During my first degree, some persons asked, “Why agriculture when your friends are chasing engineering or medicine?”, this story is just the perfect answer.

For the past two (2) weeks I’ve been living in a whirlwind of meetings, discoveries, and connections at the 21st RUFORUM Annual General Meeting (AGM), held at the Gaborone International Conference Centre (GICC) from 24th November to 5 th December 2025.

It wasn’t just an AGM, it was a living classroom, a reminder that agriculture is a lifestyle, not a checkbox.

“If you don’t own your narrative, nobody will do it for you”Annette Mutuku, Director, Program Communications – Higher Education, Collaboratives and Strategic Initiatives at Mastercard Foundation. Those words kept echoing every time I walked through the halls (Moremi 1 and 2, Tsodilo Suite etc.), and echoed harder as I witnessed a young medical doctor presenting Agri-innovations.

Seeing the Future Under Solar Panels: During the Pre-AGM field trip to Botswana University of Agriculture and Natural Resources (BUAN),  I stood beneath a solar farm where panels shade rows of crops. The sight hit me. Renewable energy feeding fields – a tangible answer to climate smart agriculture!

IncuHive – where alumni become Argo-entrepreneurs: I met alumni who turned poultry projects into thriving sustainable enterprises.

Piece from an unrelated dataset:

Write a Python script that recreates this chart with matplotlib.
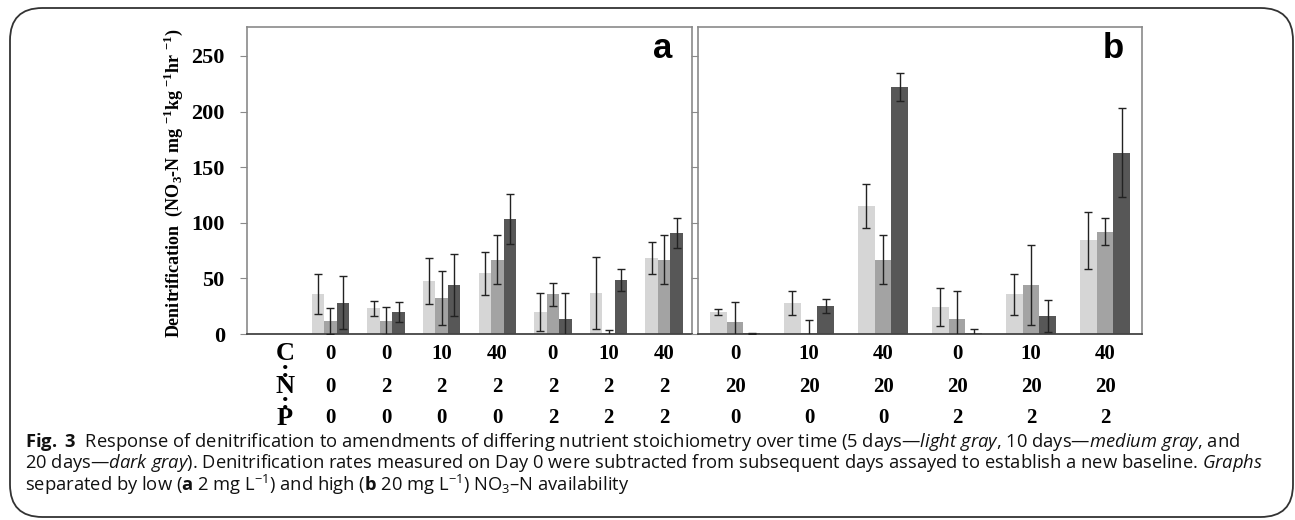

Their stories of grit, failure, and triumph reminded me that innovation isn’t just tech, it’s people daring to dream beyond the laboratories and classrooms.

Water That Gives Life: Walking through the BUAN Water Treatment Plant, I watched crystal clear water flow back to the campus and nearby communities. The Plant manager explained every filtration step with pride, and I felt a surge of gratitude. Water security is agriculture security.

Safflower Fields: The Safflower farm showed me petals turning into dye, seeds pressed into oil, and residues turned into animal feed – a whole value chain! It was a visual symphony of circular economy, and I realized how a single crop can feed and sustain families, cloth artisans, and nurture livestock.

My Role as a Communication focal person: As a Communication Officer under the Transforming African Agricultural Universities to Meaningfully Contribute to Africa’s Growth and Development T(AGDev) 2.0 program at the University of Port Harcourt (UniPort), I was a rapporteur at the ‘Communication for Impact workshop’ on 3rd December 2025.  Capturing those moments, I felt the weight of every word – documenting stories that can shift policy, funding, and mindsets.  In the breakout sessions, I presented findings from our group, hearing applause not for me, but for the collective resolve we all share.

If we as Africans don’t own our food narrative, who will?

I am ready to carry these stories, amplify the voices of innovators, and keep communicating agri-food systems for impact.

Thank you RUFORUM, Government of Botswana, BUAN, UniPort, Prof. Owunari Georgewill, Prof. Ibisime Etela, my fellow delegates, and every young scientist daring to rewrite the script of food security in Africa.